WHAT TO DO.
Leave out the pictures and repeat the data exactly.

INFORMATION PROVIDED.
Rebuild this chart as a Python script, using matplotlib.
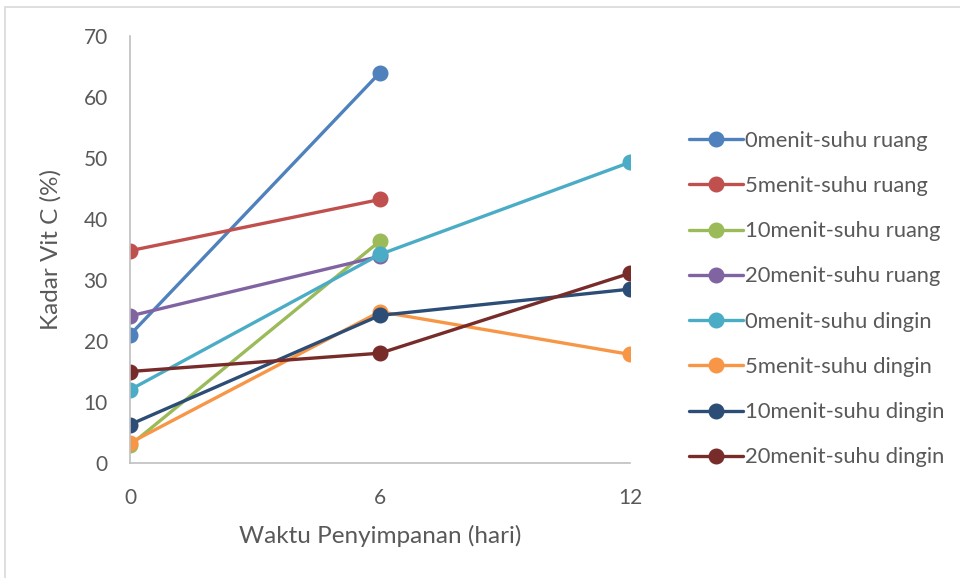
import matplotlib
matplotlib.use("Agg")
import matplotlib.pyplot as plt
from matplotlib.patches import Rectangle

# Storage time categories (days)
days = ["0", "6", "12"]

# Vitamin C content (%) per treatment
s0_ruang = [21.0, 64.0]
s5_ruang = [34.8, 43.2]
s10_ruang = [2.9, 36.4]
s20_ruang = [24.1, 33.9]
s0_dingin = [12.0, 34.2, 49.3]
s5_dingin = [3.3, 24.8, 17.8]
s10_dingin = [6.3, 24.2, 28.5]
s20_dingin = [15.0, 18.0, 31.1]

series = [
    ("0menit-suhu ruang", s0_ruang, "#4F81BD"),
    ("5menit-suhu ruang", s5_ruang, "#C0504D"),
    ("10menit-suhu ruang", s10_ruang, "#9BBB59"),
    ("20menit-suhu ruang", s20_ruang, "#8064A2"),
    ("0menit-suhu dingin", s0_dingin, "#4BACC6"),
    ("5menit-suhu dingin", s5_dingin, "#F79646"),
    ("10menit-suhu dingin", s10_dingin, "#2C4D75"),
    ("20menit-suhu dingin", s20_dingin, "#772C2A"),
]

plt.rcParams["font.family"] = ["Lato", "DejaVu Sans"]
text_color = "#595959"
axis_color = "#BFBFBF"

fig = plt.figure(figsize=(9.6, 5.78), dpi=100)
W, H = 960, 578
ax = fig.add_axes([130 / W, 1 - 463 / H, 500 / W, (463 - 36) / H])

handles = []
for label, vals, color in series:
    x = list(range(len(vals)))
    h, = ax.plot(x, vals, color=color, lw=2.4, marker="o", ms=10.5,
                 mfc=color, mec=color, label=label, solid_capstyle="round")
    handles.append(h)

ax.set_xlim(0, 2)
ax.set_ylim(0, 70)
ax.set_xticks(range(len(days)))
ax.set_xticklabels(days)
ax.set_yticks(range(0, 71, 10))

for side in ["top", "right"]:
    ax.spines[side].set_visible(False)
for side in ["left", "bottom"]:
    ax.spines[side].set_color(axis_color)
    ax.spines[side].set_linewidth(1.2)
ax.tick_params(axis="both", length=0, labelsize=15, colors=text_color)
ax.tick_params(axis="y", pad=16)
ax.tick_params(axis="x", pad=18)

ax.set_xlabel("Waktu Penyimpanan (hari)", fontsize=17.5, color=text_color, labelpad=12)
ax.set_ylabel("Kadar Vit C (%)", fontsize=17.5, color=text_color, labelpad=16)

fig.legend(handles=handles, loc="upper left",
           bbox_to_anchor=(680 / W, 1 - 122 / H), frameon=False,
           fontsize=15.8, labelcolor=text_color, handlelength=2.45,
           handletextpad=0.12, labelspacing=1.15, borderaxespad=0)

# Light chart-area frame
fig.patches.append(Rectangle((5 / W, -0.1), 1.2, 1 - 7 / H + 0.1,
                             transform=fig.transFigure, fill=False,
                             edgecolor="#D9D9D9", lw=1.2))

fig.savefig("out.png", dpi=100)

SOLUTION.
Rebuild this chart as a Python script, using matplotlib.
import matplotlib
matplotlib.use("Agg")
import matplotlib.pyplot as plt
from matplotlib.patches import Rectangle

# Storage time categories (days)
days = ["0", "6", "12"]

# Vitamin C content (%) per treatment
s0_ruang = [21.0, 64.0]
s5_ruang = [34.8, 43.2]
s10_ruang = [2.9, 36.4]
s20_ruang = [24.1, 33.9]
s0_dingin = [12.0, 34.2, 49.3]
s5_dingin = [3.3, 24.8, 17.8]
s10_dingin = [6.3, 24.2, 28.5]
s20_dingin = [15.0, 18.0, 31.1]

series = [
    ("0menit-suhu ruang", s0_ruang, "#4F81BD"),
    ("5menit-suhu ruang", s5_ruang, "#C0504D"),
    ("10menit-suhu ruang", s10_ruang, "#9BBB59"),
    ("20menit-suhu ruang", s20_ruang, "#8064A2"),
    ("0menit-suhu dingin", s0_dingin, "#4BACC6"),
    ("5menit-suhu dingin", s5_dingin, "#F79646"),
    ("10menit-suhu dingin", s10_dingin, "#2C4D75"),
    ("20menit-suhu dingin", s20_dingin, "#772C2A"),
]

plt.rcParams["font.family"] = ["Lato", "DejaVu Sans"]
text_color = "#595959"
axis_color = "#BFBFBF"

fig = plt.figure(figsize=(9.6, 5.78), dpi=100)
W, H = 960, 578
ax = fig.add_axes([130 / W, 1 - 463 / H, 500 / W, (463 - 36) / H])

handles = []
for label, vals, color in series:
    x = list(range(len(vals)))
    h, = ax.plot(x, vals, color=color, lw=2.4, marker="o", ms=10.5,
                 mfc=color, mec=color, label=label, solid_capstyle="round")
    handles.append(h)

ax.set_xlim(0, 2)
ax.set_ylim(0, 70)
ax.set_xticks(range(len(days)))
ax.set_xticklabels(days)
ax.set_yticks(range(0, 71, 10))

for side in ["top", "right"]:
    ax.spines[side].set_visible(False)
for side in ["left", "bottom"]:
    ax.spines[side].set_color(axis_color)
    ax.spines[side].set_linewidth(1.2)
ax.tick_params(axis="both", length=0, labelsize=15, colors=text_color)
ax.tick_params(axis="y", pad=16)
ax.tick_params(axis="x", pad=18)

ax.set_xlabel("Waktu Penyimpanan (hari)", fontsize=17.5, color=text_color, labelpad=12)
ax.set_ylabel("Kadar Vit C (%)", fontsize=17.5, color=text_color, labelpad=16)

fig.legend(handles=handles, loc="upper left",
           bbox_to_anchor=(680 / W, 1 - 122 / H), frameon=False,
           fontsize=15.8, labelcolor=text_color, handlelength=2.45,
           handletextpad=0.12, labelspacing=1.15, borderaxespad=0)

# Light chart-area frame
fig.patches.append(Rectangle((5 / W, -0.1), 1.2, 1 - 7 / H + 0.1,
                             transform=fig.transFigure, fill=False,
                             edgecolor="#D9D9D9", lw=1.2))

fig.savefig("out.png", dpi=100)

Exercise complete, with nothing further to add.